The indices continue to hold up extremely well and are hitting new intraday highs. This tendency toward improvement during the day after a weak start is what is keeping the bears on the sidelines. Until we have some notable weakness in the afternoon it is difficult to be very negative.
I've seen a significant number of studies that show that a retest of the December lows is very likely to occur. This one from KL Capital is particularly interesting. After a 15% waterfall decline we typically have a counter-trend bounce of around 11-12% that lasts an average of 21 days.
There are a plenty of other interesting statistics in this study but, be warned, they do not paint a very positive picture. There are very high odds of a retest of the lows and when that happens there usually is a recession to go along with the poor action.
I don't rush to act on statistical data of this sort but it does make me less inclined to pursue new long positions when I see so few with good technical setups. This market is obviously overbought and hitting resistance but there seems to be no real concern about a pullback, let alone a retest of the lows.
My goal as a trader isn't to call market turns but to navigate the meat of the move. My view right now is that we are close to the end of this bounce. That believe is primarily driven by the fact that I see so few stocks that I want to buy right now.

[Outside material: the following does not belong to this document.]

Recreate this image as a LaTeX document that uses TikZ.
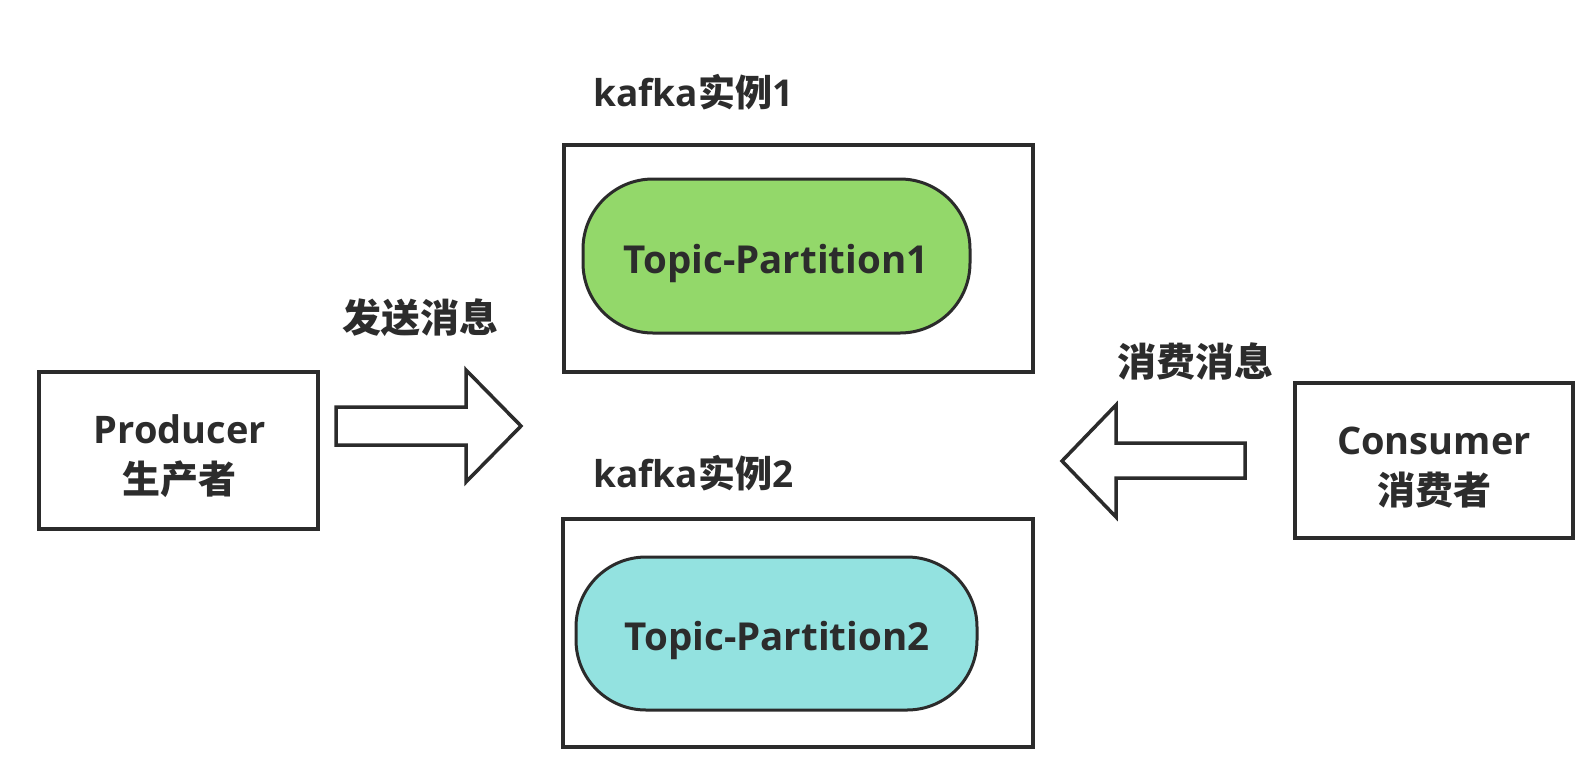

What the bears are missing right now is that the negative narrative has been shoved aside and there is more concern about making up recent losses rather than worry about being trapped in another pullback.
I'd like to be far more upbeat but I'm frustrated that I'm not seeing more things to buy. New Age Beverages (NBEV) and Nio (NIO) are a couple that I've traded recently that are popping up but I'm not willing to put much new capital on the line right now.